Disrespected? BYU will have bigger tests, but Cougars wanted to make a statement at South Florida

Jaren Hall and the No. 25-ranked Cougars won handily in Tampa.

(Jason Behnken | AP) BYU running back Christopher Brooks (2) runs for a 52-yard touchdown during the second half of the team's NCAA college football game against South Florida on Saturday, Sept. 3, 2022, in Tampa, Fla.

Tampa, Fla. • Parker Kingston recalled the meeting in detail. Offense only. Aaron Roderick standing at the front of the room, peering out on a group that averaged 33 points per game a year ago and returned 80% of its production.

Days earlier, BYU was issued the No. 25 ranking in the country.

“You should feel disrespected by that,” Kingston recalled Roderick, Cougars’ offensive coordinator, saying. “With all the returning guys in this room, we should feel disrespected.”

A week after Kingston’s retelling of that story, BYU played like a team wrongfully left on the fringes of the national conversations, cruising past South Florida, 50-21.

Maybe it wasn’t the biggest test on BYU’s schedule. That will come over the next two weeks when the Cougars play host to No. 10 Baylor and then travel to No. 11 Oregon. But this wasn’t an insignificant game either. Not with BYU winning in a state where it was previously 1-9 in its last ten appearances. And the Cougars did it after waiting out a 2 hour and 35-minute lightning delay to start the year.

“The maturity of our guys, we just took care of business,” quarterback Jaren Hall said. “There was a lot of talk about everything going against us [playing in Florida] and all that stuff. But we made plays quick and fed off of that.”

Coming into Saturday, much was made of the sneaky challenge that South Florida presented. The Bulls were a team that returned a lot of production from a season ago. It brought in an influx of transfers, including former Baylor quarterback Gerry Bohanon. And it was believed that a two-win USF team in 2021 had retooled its offense behind a handful of offensive analysts.
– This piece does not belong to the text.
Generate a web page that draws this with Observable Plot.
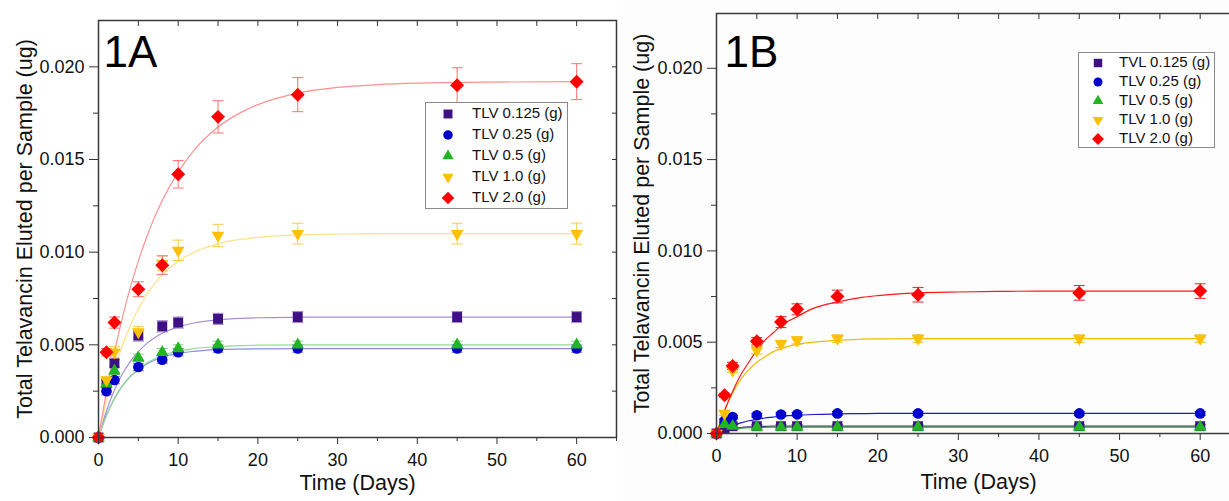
<!DOCTYPE html>
<html><head><meta charset="utf-8">
<script src="https://cdn.jsdelivr.net/npm/d3@7"></script>
<script src="https://cdn.jsdelivr.net/npm/@observablehq/plot@0.6"></script>
<style>
html,body{margin:0;padding:0;background:#fff;overflow:hidden;width:1229px;height:501px;}
#wrap{position:relative;width:1229px;height:501px;overflow:hidden;font-family:"Liberation Sans",Arial,sans-serif;}
.panel{position:absolute;top:0;}
.legend{position:absolute;border:1px solid #8a8a8a;background:#fff;box-sizing:border-box;}
.row{position:absolute;white-space:nowrap;color:#111;}
.mk{position:absolute;}
</style></head><body><div id="wrap"></div>
<script>
// ---------- data ----------
const days = [0, 1, 2, 5, 8, 10, 15, 25, 45, 60];
const fitDays = [0, 1, 2, 3, 4, 5, 6, 7, 8, 10, 12, 15, 18, 20, 25, 30, 35, 40, 50, 60];
const xMajor = [0, 10, 20, 30, 40, 50, 60];
const xMinor = [5, 15, 25, 35, 45, 55, 65];
const xTop = [0, 5, 10, 15, 20, 25, 30, 35, 40, 45, 50, 55, 60, 65];
const yMajor = [0, 0.005, 0.010, 0.015, 0.020];
const yMinor = [0.0025, 0.0075, 0.0125, 0.0175];
const yRight = [0.0025, 0.005, 0.0075, 0.010, 0.0125, 0.015, 0.0175, 0.020];

const namesA = ["TLV 0.125 (g)", "TLV 0.25 (g)", "TLV 0.5 (g)", "TLV 1.0 (g)", "TLV 2.0 (g)"];
const namesB = ["TVL 0.125 (g)", "TLV 0.25 (g)", "TLV 0.5 (g)", "TLV 1.0 (g)", "TLV 2.0 (g)"];

// Panel 1A measured points
const a_0125 = [0, 0.0029, 0.0040, 0.0055, 0.0060, 0.0062, 0.0064, 0.0065, 0.0065, 0.0065];
const a_025  = [0, 0.0025, 0.0031, 0.0038, 0.0042, 0.0046, 0.0048, 0.0048, 0.0048, 0.0048];
const a_05   = [0, 0.0029, 0.0036, 0.0043, 0.0046, 0.0048, 0.0050, 0.0050, 0.0050, 0.0050];
const a_10   = [0, 0.0031, 0.0046, 0.0057, 0.0094, 0.0101, 0.0109, 0.0110, 0.0110, 0.0110];
const a_20   = [0, 0.0046, 0.0062, 0.0080, 0.0093, 0.0142, 0.0173, 0.0185, 0.0190, 0.0192];
// Panel 1A error bars
const a_0125_err = [0, 0.0002, 0.0002, 0.0003, 0.0003, 0.0003, 0.0003, 0.0003, 0.0003, 0.0003];
const a_025_err  = [0, 0.0002, 0.0002, 0.0002, 0.0002, 0.0002, 0.0002, 0.0002, 0.0002, 0.0002];
const a_05_err   = [0, 0.0002, 0.0002, 0.0002, 0.0002, 0.0002, 0.0002, 0.0002, 0.0002, 0.0002];
const a_10_err   = [0, 0.0002, 0.0003, 0.0003, 0.0004, 0.00055, 0.0006, 0.00056, 0.00056, 0.00057];
const a_20_err   = [0, 0.0002, 0.0003, 0.0004, 0.0005, 0.00074, 0.00087, 0.00092, 0.00095, 0.00097];
// Panel 1A fitted curves (read at fitDays)
const a_0125_fit = [0, 0.00144, 0.00256, 0.00343, 0.00411, 0.00463, 0.00505, 0.00537, 0.00562, 0.00597, 0.00618, 0.00635, 0.00643, 0.00646, 0.00649, 0.0065, 0.0065, 0.0065, 0.0065, 0.0065];
const a_025_fit  = [0, 0.00121, 0.00211, 0.00279, 0.00329, 0.00367, 0.00396, 0.00417, 0.00433, 0.00454, 0.00465, 0.00474, 0.00477, 0.00478, 0.0048, 0.0048, 0.0048, 0.0048, 0.0048, 0.0048];
const a_05_fit   = [0, 0.00118, 0.00209, 0.00278, 0.0033, 0.0037, 0.00401, 0.00424, 0.00442, 0.00466, 0.0048, 0.00491, 0.00496, 0.00498, 0.005, 0.005, 0.005, 0.005, 0.005, 0.005];
const a_10_fit   = [0, 0.0020, 0.00363, 0.00496, 0.00606, 0.00695, 0.00769, 0.00828, 0.00878, 0.00951, 0.0100, 0.01045, 0.0107, 0.0108, 0.01093, 0.01097, 0.0110, 0.0110, 0.0110, 0.0110];
const a_20_fit   = [0, 0.00246, 0.0046, 0.00647, 0.0081, 0.00952, 0.01076, 0.01185, 0.01279, 0.01432, 0.0155, 0.01675, 0.01757, 0.01796, 0.01858, 0.01889, 0.01904, 0.01912, 0.01918, 0.0192];

// Panel 1B measured points
const b_0125 = [0, 0.0003, 0.0004, 0.0004, 0.0004, 0.0004, 0.0004, 0.0004, 0.0004, 0.0004];
const b_025  = [0, 0.0007, 0.0009, 0.0010, 0.00104, 0.00105, 0.0011, 0.0011, 0.0011, 0.0011];
const b_05   = [0, 0.0005, 0.0004, 0.00035, 0.00035, 0.00035, 0.00035, 0.00035, 0.00035, 0.00035];
const b_10   = [0, 0.0011, 0.00345, 0.00455, 0.0049, 0.0051, 0.0052, 0.0052, 0.0052, 0.0052];
const b_20   = [0, 0.0021, 0.0037, 0.00505, 0.0061, 0.0068, 0.0075, 0.0076, 0.0077, 0.0078];
// Panel 1B error bars
const b_0125_err = [0, 0.0001, 0.0001, 0.0001, 0.0001, 0.0001, 0.0001, 0.0001, 0.0001, 0.0001];
const b_025_err  = [0, 0.0001, 0.0001, 0.0001, 0.0001, 0.0001, 0.0001, 0.0001, 0.0001, 0.0001];
const b_05_err   = [0, 0.0001, 0.0001, 0.0001, 0.0001, 0.0001, 0.0001, 0.0001, 0.0001, 0.0001];
const b_10_err   = [0, 0.0001, 0.0001, 0.0002, 0.0002, 0.0002, 0.0002, 0.0002, 0.0002, 0.0002];
const b_20_err   = [0, 0.0001, 0.0002, 0.0002, 0.0003, 0.0003, 0.00035, 0.0004, 0.0004, 0.0004];
// Panel 1B fitted curves
const b_0125_fit = [0, 0.00018, 0.00028, 0.00033, 0.00036, 0.00038, 0.00039, 0.0004, 0.0004, 0.0004, 0.0004, 0.0004, 0.0004, 0.0004, 0.0004, 0.0004, 0.0004, 0.0004, 0.0004, 0.0004];
const b_025_fit  = [0, 0.00024, 0.00043, 0.00058, 0.0007, 0.00078, 0.00085, 0.0009, 0.00095, 0.0010, 0.00104, 0.00107, 0.00109, 0.0011, 0.0011, 0.0011, 0.0011, 0.0011, 0.0011, 0.0011];
const b_05_fit   = [0, 0.00016, 0.00025, 0.00029, 0.00032, 0.00033, 0.00034, 0.00035, 0.00035, 0.00035, 0.00035, 0.00035, 0.00035, 0.00035, 0.00035, 0.00035, 0.00035, 0.00035, 0.00035, 0.00035];
const b_10_fit   = [0, 0.00127, 0.00223, 0.00295, 0.0035, 0.0039, 0.0042, 0.00447, 0.00465, 0.00488, 0.0050, 0.0051, 0.00517, 0.00518, 0.0052, 0.0052, 0.0052, 0.0052, 0.0052, 0.0052];
const b_20_fit   = [0, 0.00125, 0.0023, 0.0032, 0.0039, 0.00455, 0.0051, 0.0055, 0.0059, 0.0064, 0.00685, 0.0072, 0.00745, 0.00755, 0.0077, 0.00775, 0.00778, 0.0078, 0.0078, 0.0078];

// ---------- styles ----------
const markerColors = ["#3f0f84", "#0000cc", "#22b422", "#ffc000", "#ff0000"];
const symbols = ["square", "circle", "triangle", "triangle", "diamond2"];
const d3symbols = [d3.symbolSquare, d3.symbolCircle, d3.symbolTriangle, d3.symbolTriangle, d3.symbolDiamond2];
const rotations = [0, 0, 0, 180, 0];
const radii = [5.6, 5.3, 4.7, 4.7, 6.3];
const lineColorsA = ["#a690d8", "#8c8ce8", "#92de92", "#ffe08c", "#ff9090"];
const barColorsA = ["#9a86cc", "#7f7fe0", "#80d080", "#ffc94d", "#ff7070"];
const lineColorsB = ["#4b2a8c", "#1a1ad6", "#22aa22", "#f0c000", "#ff1a1a"];
const barColorsB = ["#5a3a9a", "#2a2ad0", "#2aa02a", "#e8b800", "#ee2020"];

const cap = {draw(ctx) { ctx.moveTo(-5.5, 0); ctx.lineTo(5.5, 0); }};
const FONT = '"Liberation Sans", Arial, sans-serif';
const wrap = document.getElementById("wrap");

function buildPanel(cfg) {
  const marks = [];
  cfg.fits.forEach((f, i) => {
    const pts = fitDays.map((d, j) => ({day: d, v: f[j]}));
    marks.push(Plot.line(pts, {x: "day", y: "v", stroke: cfg.lineColors[i], strokeWidth: 1.2, curve: "monotone-x"}));
  });
  cfg.values.forEach((vals, i) => {
    const pts = days.map((d, j) => ({day: d, v: vals[j], e: cfg.errors[i][j]})).filter(p => p.e > 0);
    marks.push(Plot.ruleX(pts, {x: "day", y1: p => p.v - p.e, y2: p => p.v + p.e, stroke: cfg.barColors[i], strokeWidth: 1}));
    marks.push(Plot.dot(pts, {x: "day", y: p => p.v + p.e, symbol: cap, stroke: cfg.barColors[i], fill: "none", strokeWidth: 1}));
    marks.push(Plot.dot(pts, {x: "day", y: p => p.v - p.e, symbol: cap, stroke: cfg.barColors[i], fill: "none", strokeWidth: 1}));
  });
  cfg.values.forEach((vals, i) => {
    const pts = days.map((d, j) => ({day: d, v: vals[j]}));
    marks.push(Plot.dot(pts, {x: "day", y: "v", symbol: symbols[i], r: radii[i], fill: markerColors[i], stroke: "none", rotate: rotations[i]}));
  });
  const ax = "#333";
  marks.push(
    Plot.axisY({ticks: yMajor, tickFormat: d3.format(".3f"), tickSize: 9, tickPadding: 5, fontSize: 18, label: null, stroke: ax, fill: "#111"}),
    Plot.axisY({ticks: yMinor, tickSize: 5, fill: "none", label: null, stroke: ax}),
    Plot.axisY({anchor: "right", ticks: yRight, tickSize: -5, fill: "none", label: null, stroke: ax}),
    Plot.axisX({ticks: xMajor, tickFormat: d3.format("d"), tickSize: 7, tickPadding: 9, fontSize: 18, label: null, stroke: ax, fill: "#111"}),
    Plot.axisX({ticks: xMinor, tickSize: 4, fill: "none", label: null, stroke: ax}),
    Plot.axisX({anchor: "top", ticks: xTop, tickSize: -5, fill: "none", label: null, stroke: ax}),
    Plot.frame({stroke: "#3a3a3a", strokeWidth: 1.5}),
    Plot.text([cfg.tag], {text: d => d, frameAnchor: "top-left", dx: cfg.tagDx, dy: cfg.tagDy, fontSize: 44, textAnchor: "start", lineAnchor: "top", fill: "#000"}),
    Plot.text(["Time (Days)"], {text: d => d, frameAnchor: "bottom", dy: cfg.xLabelDy, fontSize: 21.5, textAnchor: "middle", fill: "#111"}),
    Plot.text(["Total Telavancin Eluted per Sample (ug)"], {text: d => d, frameAnchor: "left", dx: cfg.yLabelDx, rotate: -90, fontSize: 21.5, textAnchor: "middle", lineAnchor: "middle", fill: "#111"})
  );
  const svg = Plot.plot({
    width: cfg.width, height: 501,
    marginLeft: cfg.mL, marginRight: cfg.mR, marginTop: cfg.mT, marginBottom: cfg.mB,
    x: {domain: [0, 65]},
    y: {domain: cfg.yDomain},
    style: {background: cfg.bg, fontFamily: FONT, overflow: "visible"},
    marks
  });
  svg.classList.add("panel");
  svg.style.left = cfg.left + "px";
  wrap.appendChild(svg);

  // legend (inside plot area, drawn as overlay)
  const lg = document.createElement("div");
  lg.className = "legend";
  Object.assign(lg.style, {left: cfg.lg.left + "px", top: cfg.lg.top + "px", width: cfg.lg.w + "px", height: cfg.lg.h + "px"});
  cfg.names.forEach((n, i) => {
    const cy = cfg.lg.first + i * cfg.lg.step;
    const s = 16;
    const m = document.createElementNS("http://www.w3.org/2000/svg", "svg");
    m.setAttribute("width", s); m.setAttribute("height", s);
    m.setAttribute("class", "mk");
    m.style.left = (cfg.lg.mx - s / 2) + "px"; m.style.top = (cy - s / 2) + "px";
    const p = document.createElementNS("http://www.w3.org/2000/svg", "path");
    const r = radii[i] * cfg.lg.scale;
    p.setAttribute("d", d3.symbol(d3symbols[i], Math.PI * r * r)());
    p.setAttribute("fill", markerColors[i]);
    p.setAttribute("transform", `translate(${s / 2},${s / 2}) rotate(${rotations[i]})`);
    m.appendChild(p);
    lg.appendChild(m);
    const t = document.createElement("div");
    t.className = "row";
    t.textContent = n;
    Object.assign(t.style, {left: cfg.lg.tx + "px", top: (cy - cfg.lg.fs * 0.58) + "px", fontSize: cfg.lg.fs + "px", lineHeight: "1"});
    lg.appendChild(t);
  });
  wrap.appendChild(lg);
}

buildPanel({
  left: 0, width: 620, mL: 98, mR: 4, mT: 20, mB: 64,
  yDomain: [0, 0.0225], bg: "#ffffff",
  values: [a_0125, a_025, a_05, a_10, a_20],
  errors: [a_0125_err, a_025_err, a_05_err, a_10_err, a_20_err],
  fits: [a_0125_fit, a_025_fit, a_05_fit, a_10_fit, a_20_fit],
  lineColors: lineColorsA, barColors: barColorsA,
  tag: "1A", tagDx: 5, tagDy: 15, xLabelDy: 52, yLabelDx: -73,
  names: namesA,
  lg: {left: 425, top: 102, w: 143, h: 107, first: 11, step: 21, mx: 22, tx: 46, fs: 15, scale: 0.9}
});
buildPanel({
  left: 622, width: 620, mL: 94, mR: 2, mT: 13, mB: 68,
  yDomain: [0, 0.023], bg: "#fdfdfd",
  values: [b_0125, b_025, b_05, b_10, b_20],
  errors: [b_0125_err, b_025_err, b_05_err, b_10_err, b_20_err],
  fits: [b_0125_fit, b_025_fit, b_05_fit, b_10_fit, b_20_fit],
  lineColors: lineColorsB, barColors: barColorsB,
  tag: "1B", tagDx: 8, tagDy: 22, xLabelDy: 55, yLabelDx: -74,
  names: namesB,
  lg: {left: 1078, top: 52, w: 137, h: 96, first: 10, step: 19, mx: 19, tx: 40, fs: 15, scale: 0.85}
});
</script></body></html>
But even with the unknown that USF presented, BYU put away the game quickly. Last year, with a less experienced team, BYU struggled to adapt to week-one challenges against Arizona. This year, the Cougars played like a ranked team should.

BYU piled on 337 yards of offense in the first half alone, converting 10 first downs before USF had one. On the first play of the game, Puka Nacua took a jet sweep 75-yards for a touchdown. The next drive, he followed it up with another score on a different sweep.

By the time USF looked up 20 minutes into the game, BYU had built a 38-0 lead. At one point in the first quarter, Cougar wideout Keanu Hill caught a 21-yard touchdown without a single USF defender within 5 yards. It was indicative of a team that simply blitzed the Bulls, as more mature teams tend to do.

“We were ready for the game,” BYU head coach Kalani Sitake said of the significance of the win. “I think our mindset has been great all fall camp. ... We are 1-0 and looking to improve on it.”

The effort was well-rounded. Hall completed passes to 12 receivers, with no one player compiling over four catches or 45 yards. The rushing game was spread out through five players. And even the defense got into the scoring at one point, with Max Tooley returning an interception for a 33-yard touchdown midway through the first quarter.

Hall finished 25-for-32 with 261 yards, two touchdowns and one interception. Running back Chris Brooks ended with 13 carries for 135 yards and a touchdown in his BYU debut.

Nacua added 98 total yards and two touchdowns. But he went out of the game in the second quarter with an apparent ankle injury. He walked off the field on crutches.

“It was more precautionary,” Sitake said of keeping Nacua out after the second quarter. “All X-rays and everything say it is good. He could have gone but we made the decision to hold him out and get him in a boot for a recovery next week.”

Of course, there are still plenty of questions this team will have to answer for in the coming weeks. Can it apply this same performance against bigger teams ahead? Will it have the health of its best two receivers for Baylor next week? Gunner Romney did not make the trip to Tampa.

There are also some football-specific errors that BYU made. The kickoff return game struggled, giving up a 98-yard touchdown return. Hall threw an interception in the end zone that wiped away a 10-play drive. And the secondary was sloppy at times.

But at the end of the day, BYU put up 50 points in the season opener. It handily beat a team that it should have. And it made as large of a statement as possible with Baylor upcoming.

“We know how good we are and how good we can be,” running back Lopini Kotao said. “We have to stay hungry. I was talking to guys in the locker room and a lot of them are unsatisfied with how we played. We knew we could have done better. And I love that.”